After years of mounting criticism of the promotion of junk food through Olympic deals, McDonald’s has broken off its TOP sponsorship of the games three years early. The Tokyo Olympics in 2020 will be first in more than forty years to miss out on burgers and fries.
It would be satisfying to see this as a good news for public health (after Jamie Oliver used the Rio Olympics to join in calls for Coca Cola and McDonald’s sponsorship to be ended), but it remains to be seen to whether McDonald’s, undergoing a major overhaul of its corporate strategy, will seriously withdraw or merely ramp up its domestic promotions during the Olympics in Japan, its second largest market.

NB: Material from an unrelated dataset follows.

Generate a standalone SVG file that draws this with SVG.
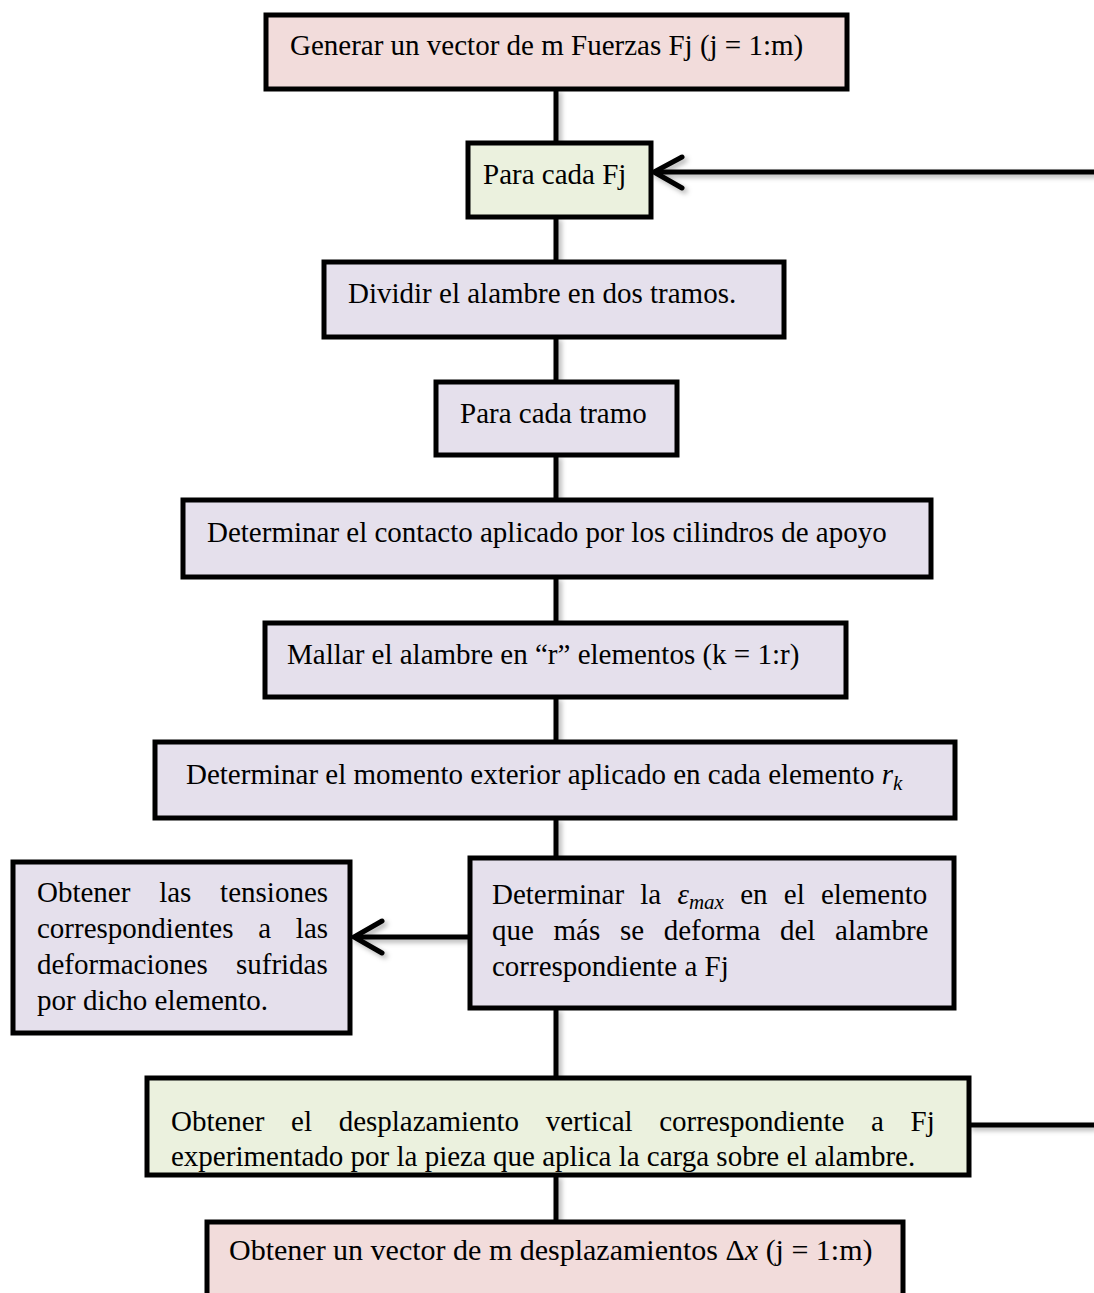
<svg xmlns="http://www.w3.org/2000/svg" width="1094" height="1293" viewBox="0 0 1094 1293">
  <defs>
    <filter id="sh" x="-20%" y="-20%" width="140%" height="140%">
      <feDropShadow dx="3" dy="3" stdDeviation="2.5" flood-color="#000" flood-opacity="0.3"/>
    </filter>
  </defs>
  <style>
    .box { stroke: #000; stroke-width: 5; }
    .pink { fill: #f2dcdb; }
    .green { fill: #ebf1de; }
    .lav { fill: #e5e0ec; }
    .t { font-family: "Liberation Serif", "Times New Roman", serif; font-size: 29px; fill: #000; }
    .m { font-style: italic; }
    .sub { font-size: 21px; font-style: italic; }
    .wire { stroke: #000; stroke-width: 5; fill: none; }
    .head { stroke: #000; stroke-width: 5; fill: none; stroke-linecap: round; stroke-linejoin: miter; }
  </style>
  <rect width="1094" height="1293" fill="#fff"/>

  <!-- connectors -->
  <g id="connectors" filter="url(#sh)">
    <line class="wire" x1="556" y1="89" x2="556" y2="143"/>
    <line class="wire" x1="556" y1="217" x2="556" y2="262"/>
    <line class="wire" x1="556" y1="337" x2="556" y2="382"/>
    <line class="wire" x1="556" y1="455" x2="556" y2="500"/>
    <line class="wire" x1="556" y1="577" x2="556" y2="623"/>
    <line class="wire" x1="556" y1="697" x2="556" y2="742"/>
    <line class="wire" x1="556" y1="818" x2="556" y2="858"/>
    <line class="wire" x1="556" y1="1008" x2="556" y2="1078"/>
    <line class="wire" x1="556" y1="1175" x2="556" y2="1222"/>
    <!-- loop back to "Para cada Fj" -->
    <line class="wire" x1="1094" y1="172" x2="654" y2="172"/>
    <polyline class="head" points="682,157 654,172 682,188"/>
    <!-- branch to the stress box -->
    <line class="wire" x1="470" y1="937" x2="354" y2="937"/>
    <polyline class="head" points="382,921 354,937 382,953"/>
    <!-- exit of the displacement box -->
    <line class="wire" x1="969" y1="1125" x2="1094" y2="1125"/>
  </g>

  <g id="n1">
    <rect class="box pink" x="266" y="15" width="581" height="74"/>
    <text class="t" x="290" y="55">Generar un vector de m Fuerzas Fj (j = 1:m)</text>
  </g>
  <g id="n2">
    <rect class="box green" x="468" y="143" width="183" height="74"/>
    <text class="t" x="483" y="184">Para cada Fj</text>
  </g>
  <g id="n3">
    <rect class="box lav" x="324" y="262" width="460" height="75"/>
    <text class="t" x="348" y="303">Dividir el alambre en dos tramos.</text>
  </g>
  <g id="n4">
    <rect class="box lav" x="436" y="382" width="241" height="73"/>
    <text class="t" x="460" y="423">Para cada tramo</text>
  </g>
  <g id="n5">
    <rect class="box lav" x="183" y="500" width="748" height="77"/>
    <text class="t" x="207" y="542">Determinar el contacto aplicado por los cilindros de apoyo</text>
  </g>
  <g id="n6">
    <rect class="box lav" x="265" y="623" width="581" height="74"/>
    <text class="t" x="287" y="664">Mallar el alambre en “r” elementos (k = 1:r)</text>
  </g>
  <g id="n7">
    <rect class="box lav" x="155" y="742" width="800" height="76"/>
    <text class="t" x="186" y="784">Determinar el momento exterior aplicado en cada elemento <tspan class="m">r</tspan><tspan class="sub" dy="6">k</tspan></text>
  </g>
  <g id="n8">
    <rect class="box lav" x="13" y="862" width="337" height="171"/>
    <text class="t" x="37" y="902" word-spacing="21.5">Obtener las tensiones</text>
    <text class="t" x="37" y="938" word-spacing="17.5">correspondientes a las</text>
    <text class="t" x="37" y="974" word-spacing="21">deformaciones sufridas</text>
    <text class="t" x="37" y="1010">por dicho elemento.</text>
  </g>
  <g id="n9">
    <rect class="box lav" x="470" y="858" width="484" height="150"/>
    <text class="t" x="492" y="904" word-spacing="9">Determinar la <tspan class="m">ε</tspan><tspan class="sub" dy="5">max</tspan><tspan dy="-5"> en el elemento</tspan></text>
    <text class="t" x="492" y="940" word-spacing="12.4">que más se deforma del alambre</text>
    <text class="t" x="492" y="976">correspondiente a Fj</text>
  </g>
  <g id="n10">
    <rect class="box green" x="147" y="1078" width="822" height="97"/>
    <text class="t" x="171" y="1131" word-spacing="19.4">Obtener el desplazamiento vertical correspondiente a Fj</text>
    <text class="t" x="171" y="1166">experimentado por la pieza que aplica la carga sobre el alambre.</text>
  </g>
  <g id="n11">
    <rect class="box pink" x="207" y="1222" width="696" height="100"/>
    <text class="t" x="229" y="1260" style="font-size:30px">Obtener un vector de m desplazamientos Δ<tspan class="m">x</tspan> (j = 1:m)</text>
  </g>
</svg>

McDonald’s, which has suffered past reputational issues and contamination scandals in Japan, as well as recently emerging from under a financial cloud promising to pour billions of dollars back into pockets, made no reference to the decision on its corporate website. Instead it was left to the International Olympic Committee (IOC) to announce their divorce by mutual agreement quoting McDonald’s chief marketing officer Silvia Lagnado declaring the company would ‘focus on different priorities’. The break-up severed a reported £75m deal signed by McDonald’s in 2012 committing it to TOP sponsorship through to 2020.
But McDonald’s will continue to sponsor the Olympic Winter Games PyeongChang 2018 suggesting perhaps that the decision to withdraw support for the IOC came too late to unravel plans for McDonald’s to provide for the Korean games in February. Nevertheless cutting short its sponsorship contract leaves a number of questions unanswered. Is it the IOC or McDonald’s that finally recognised that fast food and sport should not be linked? Are new found principles and public health concerns or mere commercial expediency behind this sudden decision?
The IOC’s statement said it has ‘no immediate plans to appoint a direct replacement in the retail food operations sponsorship category, and will review the category in the broader context of existing Olympic marketing programmes’. Around the London Olympics in 2012, increasing strident criticism was levelled at the IOC over its financial dealings with junk food and the need for better regulation. At the time the then Olympics president Jacques Rogge referred to a ‘question mark’ over future sponsorship from the giant junk food brands. A year later his successor, Thomas Bach, faced calls from public health campaigners to act over the conflict of interest in having the world’s premier sporting event linked to junk food.
While ending McDonald’s sponsorship is itself a landmark event, there remains a far greater challenge for the IOC to break off its even lengthier relationship with Coca Cola. In what appeared to be a defiant policy declaration, the IOC’s vice president of marketing strategy and activation, Melinda May, who spent years as a Coca Cola executive leading the corporations’ Olympic marketing programme, insisted the committee was standing by Coca Cola and McDonald’s.[4]
Independent research has demonstrated that children’s health can be negatively influenced by food marketing, which not only creates confusion among children (and adults) over what is healthy and unhealthy, but can fix long-term habits and preferences for unhealthy food products in generic sectors (e.g. fizzy drinks) and not just for specific brands (e.g. Coca Cola). UN Special Rapporteur on the right to health, Dainius Puras, in a report on sport and healthy lifestyles, recommended in 2016 that states “ban the advertising, promotion and sponsorship of all children’s sporting events, and other sporting events which could be attended by children, by manufacturers of alcohol, tobacco and unhealthy foods”.[1] This has major implications for the Olympic Games and many other sporting events which children attend or view.
More significantly in a previous report , the former UN Special Rapporteur on the right to Health, Anand Grover, had argued that the rights of the child mandate that States adopt laws that prevent companies from promoting unhealthy food to children: “The responsibility to protect the enjoyment of the right to health warrants State intervention in situations when third parties, such as food companies, use their position to influence dietary habits by directly or indirectly encouraging unhealthy diets, which negatively affect people’s health. Therefore, States have a positive duty to regulate unhealthy food advertising and the promotion strategies of food companies. Under the right to health, States are especially required to protect vulnerable groups such as children from violations of their right to health.”
If ‘the goal of Olympism is to place sport at the service of the harmonious development of humankind’ as the Olympic Charter proudly declares, then most certainly McDonald’s, Coca-Cola and other companies emblematic of the junk food culture underpinning the epidemic of overweight and obesity worldwide should have no place in the Olympic line up.